== Material provided ==
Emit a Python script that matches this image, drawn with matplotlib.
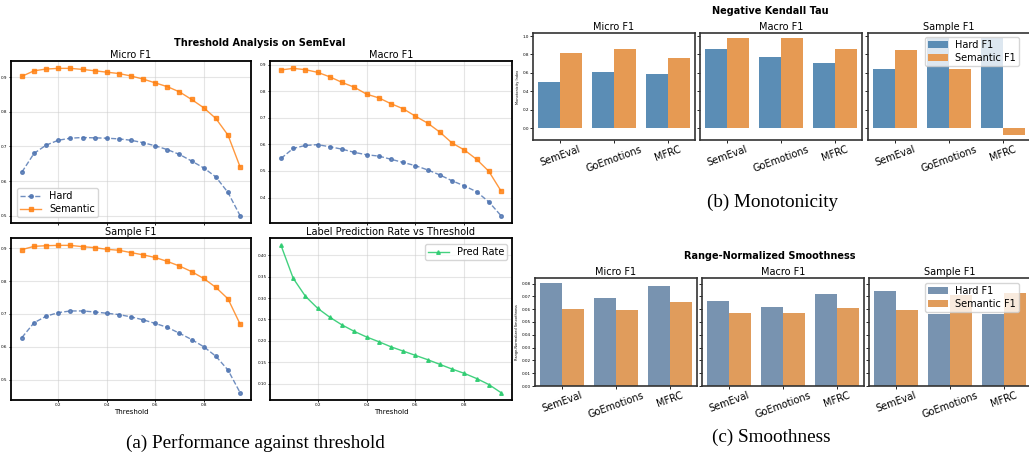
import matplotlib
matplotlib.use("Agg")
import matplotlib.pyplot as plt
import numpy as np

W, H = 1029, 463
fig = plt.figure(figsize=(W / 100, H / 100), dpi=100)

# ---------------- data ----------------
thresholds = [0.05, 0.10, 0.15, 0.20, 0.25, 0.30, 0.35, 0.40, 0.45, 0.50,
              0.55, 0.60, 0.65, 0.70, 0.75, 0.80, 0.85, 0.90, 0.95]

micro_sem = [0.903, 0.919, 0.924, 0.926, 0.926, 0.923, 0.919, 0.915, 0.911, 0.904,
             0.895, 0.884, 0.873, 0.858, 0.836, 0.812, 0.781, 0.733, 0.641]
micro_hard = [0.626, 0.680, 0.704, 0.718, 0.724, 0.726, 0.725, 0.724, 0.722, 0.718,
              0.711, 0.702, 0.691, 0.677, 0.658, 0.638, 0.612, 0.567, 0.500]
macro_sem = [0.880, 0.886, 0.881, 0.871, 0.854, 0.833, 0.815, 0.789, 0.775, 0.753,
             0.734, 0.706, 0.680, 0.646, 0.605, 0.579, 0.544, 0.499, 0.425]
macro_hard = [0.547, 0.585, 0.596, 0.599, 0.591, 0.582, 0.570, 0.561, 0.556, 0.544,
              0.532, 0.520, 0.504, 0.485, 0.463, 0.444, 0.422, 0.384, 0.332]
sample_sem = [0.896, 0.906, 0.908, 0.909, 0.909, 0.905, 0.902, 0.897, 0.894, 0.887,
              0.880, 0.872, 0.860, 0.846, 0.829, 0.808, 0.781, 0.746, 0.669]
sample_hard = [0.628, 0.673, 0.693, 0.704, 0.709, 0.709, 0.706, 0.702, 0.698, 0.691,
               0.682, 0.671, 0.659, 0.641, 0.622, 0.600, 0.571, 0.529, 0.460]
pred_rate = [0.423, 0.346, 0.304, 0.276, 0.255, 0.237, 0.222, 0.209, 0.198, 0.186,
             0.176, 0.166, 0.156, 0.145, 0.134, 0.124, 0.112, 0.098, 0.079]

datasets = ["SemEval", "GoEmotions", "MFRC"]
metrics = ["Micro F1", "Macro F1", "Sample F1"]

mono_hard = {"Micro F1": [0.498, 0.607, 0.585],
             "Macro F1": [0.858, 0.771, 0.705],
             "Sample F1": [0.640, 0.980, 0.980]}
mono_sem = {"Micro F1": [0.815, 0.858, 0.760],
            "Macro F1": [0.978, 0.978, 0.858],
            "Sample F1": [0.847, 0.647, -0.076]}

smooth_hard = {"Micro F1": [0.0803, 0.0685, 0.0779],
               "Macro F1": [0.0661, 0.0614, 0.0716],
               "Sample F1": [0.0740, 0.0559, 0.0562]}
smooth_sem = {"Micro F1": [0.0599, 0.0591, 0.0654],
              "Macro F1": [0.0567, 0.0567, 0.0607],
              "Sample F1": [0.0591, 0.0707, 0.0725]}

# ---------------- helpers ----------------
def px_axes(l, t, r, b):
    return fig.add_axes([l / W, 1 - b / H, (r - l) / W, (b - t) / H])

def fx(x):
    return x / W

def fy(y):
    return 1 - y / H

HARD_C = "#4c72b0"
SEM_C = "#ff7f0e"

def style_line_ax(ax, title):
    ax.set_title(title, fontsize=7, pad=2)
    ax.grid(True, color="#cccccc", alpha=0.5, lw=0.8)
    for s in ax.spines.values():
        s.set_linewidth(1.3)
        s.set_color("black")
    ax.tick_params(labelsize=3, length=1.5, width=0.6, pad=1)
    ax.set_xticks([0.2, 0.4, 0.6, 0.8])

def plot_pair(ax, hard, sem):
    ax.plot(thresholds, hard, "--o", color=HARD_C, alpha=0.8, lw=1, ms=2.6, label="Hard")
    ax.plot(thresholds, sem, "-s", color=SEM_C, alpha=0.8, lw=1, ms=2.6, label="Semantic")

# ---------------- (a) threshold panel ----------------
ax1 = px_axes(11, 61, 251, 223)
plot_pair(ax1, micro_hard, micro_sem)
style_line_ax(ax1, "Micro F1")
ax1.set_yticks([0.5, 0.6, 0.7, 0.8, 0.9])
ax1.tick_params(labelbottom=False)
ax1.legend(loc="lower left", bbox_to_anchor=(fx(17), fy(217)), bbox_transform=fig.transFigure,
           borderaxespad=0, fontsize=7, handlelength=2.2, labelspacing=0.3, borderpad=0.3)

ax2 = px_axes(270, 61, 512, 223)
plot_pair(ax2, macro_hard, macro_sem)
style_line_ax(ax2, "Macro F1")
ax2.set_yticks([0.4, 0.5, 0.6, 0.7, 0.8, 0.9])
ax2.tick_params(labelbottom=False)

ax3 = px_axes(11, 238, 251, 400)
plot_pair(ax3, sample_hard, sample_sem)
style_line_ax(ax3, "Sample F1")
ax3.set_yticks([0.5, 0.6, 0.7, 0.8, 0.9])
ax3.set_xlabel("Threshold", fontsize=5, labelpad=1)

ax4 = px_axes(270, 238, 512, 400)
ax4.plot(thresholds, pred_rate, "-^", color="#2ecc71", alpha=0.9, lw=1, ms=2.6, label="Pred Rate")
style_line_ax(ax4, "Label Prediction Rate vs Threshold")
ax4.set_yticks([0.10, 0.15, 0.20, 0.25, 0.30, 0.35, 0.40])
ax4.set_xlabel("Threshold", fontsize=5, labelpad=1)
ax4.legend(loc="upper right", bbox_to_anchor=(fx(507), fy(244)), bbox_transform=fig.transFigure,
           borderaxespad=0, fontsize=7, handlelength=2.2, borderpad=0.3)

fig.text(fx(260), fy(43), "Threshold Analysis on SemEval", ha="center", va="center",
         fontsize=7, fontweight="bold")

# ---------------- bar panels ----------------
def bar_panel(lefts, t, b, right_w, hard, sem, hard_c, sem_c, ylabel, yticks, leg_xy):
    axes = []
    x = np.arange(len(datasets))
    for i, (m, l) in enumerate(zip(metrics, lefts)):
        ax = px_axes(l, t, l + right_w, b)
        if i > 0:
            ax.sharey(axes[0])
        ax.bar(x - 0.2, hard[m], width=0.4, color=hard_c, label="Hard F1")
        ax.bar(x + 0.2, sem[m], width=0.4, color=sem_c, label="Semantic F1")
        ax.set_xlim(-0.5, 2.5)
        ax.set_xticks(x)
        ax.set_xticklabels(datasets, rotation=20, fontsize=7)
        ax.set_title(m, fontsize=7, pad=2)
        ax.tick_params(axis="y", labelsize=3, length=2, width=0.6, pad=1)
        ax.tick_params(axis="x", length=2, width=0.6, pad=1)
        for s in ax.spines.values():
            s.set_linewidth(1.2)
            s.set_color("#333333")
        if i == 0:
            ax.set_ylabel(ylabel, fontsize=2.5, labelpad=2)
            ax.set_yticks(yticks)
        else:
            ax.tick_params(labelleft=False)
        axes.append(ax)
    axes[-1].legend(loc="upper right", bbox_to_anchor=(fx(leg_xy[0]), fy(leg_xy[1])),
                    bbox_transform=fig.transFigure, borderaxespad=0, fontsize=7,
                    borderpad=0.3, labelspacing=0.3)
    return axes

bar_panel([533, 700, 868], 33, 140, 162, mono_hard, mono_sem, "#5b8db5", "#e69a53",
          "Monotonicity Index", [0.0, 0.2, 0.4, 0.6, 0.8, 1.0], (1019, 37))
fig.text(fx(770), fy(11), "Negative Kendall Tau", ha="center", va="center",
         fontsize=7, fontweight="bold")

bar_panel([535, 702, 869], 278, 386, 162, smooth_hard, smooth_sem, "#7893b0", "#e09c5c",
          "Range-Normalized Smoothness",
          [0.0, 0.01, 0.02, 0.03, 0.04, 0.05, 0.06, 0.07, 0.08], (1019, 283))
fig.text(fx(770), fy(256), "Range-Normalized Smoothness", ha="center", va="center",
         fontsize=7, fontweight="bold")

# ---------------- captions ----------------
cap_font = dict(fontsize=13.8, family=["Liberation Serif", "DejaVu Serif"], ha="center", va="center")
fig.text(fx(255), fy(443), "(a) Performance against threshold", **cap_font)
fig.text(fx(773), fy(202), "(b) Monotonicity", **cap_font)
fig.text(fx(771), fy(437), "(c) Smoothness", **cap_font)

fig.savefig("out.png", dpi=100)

== Task objective ==
Pictures stay out. Repeat only the lines from the beginning of the data through the line that has "0.55, 0.60, 0.65, 0.70, 0.75, 0.80, 0.85, 0.90, 0.95]".

== Worked answer ==
Emit a Python script that matches this image, drawn with matplotlib.
import matplotlib
matplotlib.use("Agg")
import matplotlib.pyplot as plt
import numpy as np

W, H = 1029, 463
fig = plt.figure(figsize=(W / 100, H / 100), dpi=100)

# ---------------- data ----------------
thresholds = [0.05, 0.10, 0.15, 0.20, 0.25, 0.30, 0.35, 0.40, 0.45, 0.50,
              0.55, 0.60, 0.65, 0.70, 0.75, 0.80, 0.85, 0.90, 0.95]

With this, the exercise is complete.